Understanding Common Pay Frequencies

Different businesses adopt various schedules for paying their employees. One common approach is weekly payroll, where employees receive a paycheck every seven days, resulting in 52 paychecks over a year. This method provides frequent access to earnings.

Another prevalent option is the bi-weekly pay schedule, which delivers wages every two weeks, totaling 26 paychecks annually. This frequency offers a balance between regular income and administrative efficiency. Alternatively, some employers opt for a semi-monthly payroll, issuing paychecks twice a month, typically on fixed dates like the 15th and the last day, which results in 24 paychecks per year. The least frequent common method is monthly payroll, where employees are paid once a month, leading to 12 paychecks annually.

The Bi-Weekly Pay Period Explained

The prevalence of 26 pay periods annually stems from the standard calendar year. A year consists of 52 weeks, and when wages are paid every two weeks, dividing 52 by two yields 26 pay periods. This straightforward calculation forms the basis for the bi-weekly pay schedule, which has become a widely adopted practice across many industries.

This frequency offers advantages for businesses, including reduced administrative tasks compared to weekly payroll. Processing payroll less often means fewer calculations for wages, deductions, and taxes, which streamlines operations for payroll departments. It also aligns with many benefit premium collections, such as health insurance, which are often structured on a bi-weekly or monthly basis. From an employee perspective, receiving paychecks every two weeks provides a consistent income flow, aiding in financial management.

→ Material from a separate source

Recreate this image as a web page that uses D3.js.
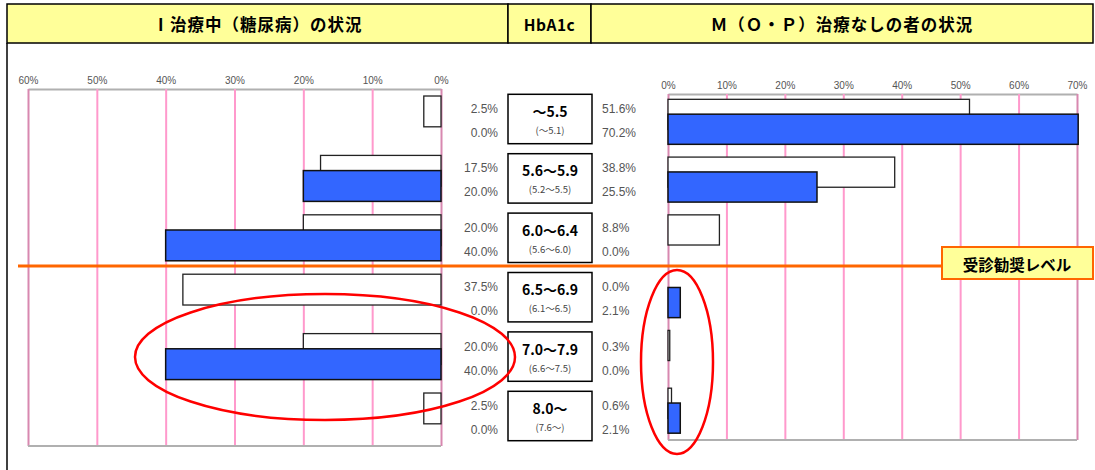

Practical Considerations for Employees

Employees paid on a bi-weekly schedule receive 26 paychecks each year. In certain years, due to the alignment of calendar days, a bi-weekly pay schedule might result in 27 paychecks. This occurs when there are 53 Fridays in a calendar year, for example, and the first payday falls early in January. Understanding this distinction is important for financial planning.

When comparing a bi-weekly schedule (26 paychecks) to a semi-monthly schedule (24 paychecks), bi-weekly employees effectively receive two “extra” paychecks over the year. These additional pay periods can be leveraged for savings, debt reduction, or discretionary spending. Deductions for benefits like health insurance premiums or 401(k) contributions are spread evenly across all 26 pay periods. Tax withholding is calculated based on the expectation of 26 pay periods, so employees receive consistent net pay throughout the year, unless they adjust their W-4 form.